Monday, April 1, 2013
April Fools or Fool?
Hey, ya'll! This is Kira over at She Can't Shut Up! And since Marcy has totally flaked on you today, I'm going to guest post and give you something to read! So if you get bored later you should go check out my blog. I talk about how awesome and fun pregnancy was, the insanity of parenthood, and other fun sarcastic things.
In case you didn't get the memo Google Reader is disappearing soon. So go follow me on BlogLovin!
So, what do I have in store for you lovelies today? Well, I have no idea. So I decided to gross you out on this lovely Monday morning.
Enjoy.
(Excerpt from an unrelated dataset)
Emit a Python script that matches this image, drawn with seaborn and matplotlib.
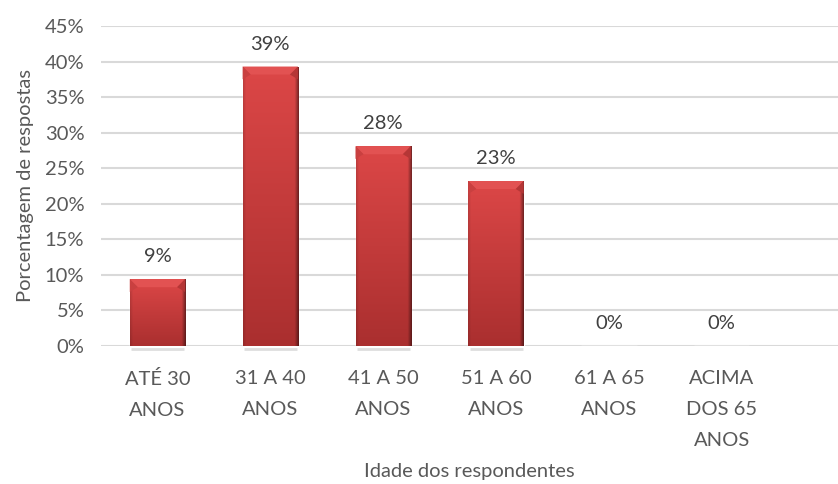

No need to say thank you.
Let me give you some background. I was pregnant from October 2010-July 2011. It was the longest 9 months of my life. I had a perfect pregnancy. No complications (well, until I pretty much died in labor), but what I did have was EVERY FREAKING SYMPTOM. Which means I threw up for 3 months, had swollen legs, had acne, "glowed" aka sweat everywhere, had amazing hair that always had vomit in it, slept more than a narcoleptic, couldn't poop to save my life, and was generally a cranky miserable bitch. Fun, huh?
I was no longer concerned about my bowel movements or the repercussions of not having regular movements. Little did I know.
Apparently, one of the awesome side effects of pregnancy is hemorrhoids. Those things that have the awesome commercials and tell you to buy Preparation H? Yup.
Imagine my excitement when I realized that is simply not the case and that you can get these lovely hemorrhoids any time! I jumped up and down, I squealed like a little girl, and pretty much though I'd won the lottery.
This is otherwise known as having a breakdown and crying (mind you my foot/ankle was huge, my leg hurt all the way up, my butt hole now is exploding, I pulled something in my back, I had heartburn, my lungs were squished so I couldn't really breathe and NOW I have a growth in my butt!).
I will spare you the details of the creams and solutions to this lovely problem, but needless to say they will probably get worse before they get better. I am awaiting this amazing cauliflower butt with bated breath.
Update: They didn't get worse. I dealt with nasty butt bumps the rest of my pregnancy. But, I had a C-Section because I almost died so didn't get full on labor style Cauliflower Butt. Thank the good Lord.
We shall see if Marcy ever asks me to guest post again!!
Have a great Monday, beautiful ladies (and the random guy who reads)!